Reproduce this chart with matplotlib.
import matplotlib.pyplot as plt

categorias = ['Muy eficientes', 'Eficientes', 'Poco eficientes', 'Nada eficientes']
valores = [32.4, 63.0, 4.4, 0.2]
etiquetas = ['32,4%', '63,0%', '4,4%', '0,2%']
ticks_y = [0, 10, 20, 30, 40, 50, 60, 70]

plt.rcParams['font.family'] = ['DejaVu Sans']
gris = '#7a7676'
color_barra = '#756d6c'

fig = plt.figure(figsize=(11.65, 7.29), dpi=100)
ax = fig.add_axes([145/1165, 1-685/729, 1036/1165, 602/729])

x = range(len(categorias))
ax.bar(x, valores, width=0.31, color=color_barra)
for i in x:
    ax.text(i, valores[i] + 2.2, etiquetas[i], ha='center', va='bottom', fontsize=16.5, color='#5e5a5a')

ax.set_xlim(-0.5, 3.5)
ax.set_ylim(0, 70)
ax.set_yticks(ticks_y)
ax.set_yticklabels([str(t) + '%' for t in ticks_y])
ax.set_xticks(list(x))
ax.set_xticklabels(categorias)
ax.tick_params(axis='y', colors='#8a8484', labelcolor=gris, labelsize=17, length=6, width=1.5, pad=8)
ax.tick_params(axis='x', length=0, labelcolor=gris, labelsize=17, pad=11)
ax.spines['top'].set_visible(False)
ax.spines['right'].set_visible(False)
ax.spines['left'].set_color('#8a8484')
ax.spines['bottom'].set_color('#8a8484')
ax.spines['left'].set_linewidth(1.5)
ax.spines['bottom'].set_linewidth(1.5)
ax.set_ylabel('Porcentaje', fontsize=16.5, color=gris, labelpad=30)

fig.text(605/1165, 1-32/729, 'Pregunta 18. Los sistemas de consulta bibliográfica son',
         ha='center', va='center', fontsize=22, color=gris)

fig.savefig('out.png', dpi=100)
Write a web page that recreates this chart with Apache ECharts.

* _Written instruction_
Write out exactly, please, the lines beginning at the start of the material and ending with the line that holds "ax.text(i, valores[i] +", both included.

* _The answer_
Reproduce this chart with matplotlib.
import matplotlib.pyplot as plt

categorias = ['Muy eficientes', 'Eficientes', 'Poco eficientes', 'Nada eficientes']
valores = [32.4, 63.0, 4.4, 0.2]
etiquetas = ['32,4%', '63,0%', '4,4%', '0,2%']
ticks_y = [0, 10, 20, 30, 40, 50, 60, 70]

plt.rcParams['font.family'] = ['DejaVu Sans']
gris = '#7a7676'
color_barra = '#756d6c'

fig = plt.figure(figsize=(11.65, 7.29), dpi=100)
ax = fig.add_axes([145/1165, 1-685/729, 1036/1165, 602/729])

x = range(len(categorias))
ax.bar(x, valores, width=0.31, color=color_barra)
for i in x:
    ax.text(i, valores[i] + 2.2, etiquetas[i], ha='center', va='bottom', fontsize=16.5, color='#5e5a5a')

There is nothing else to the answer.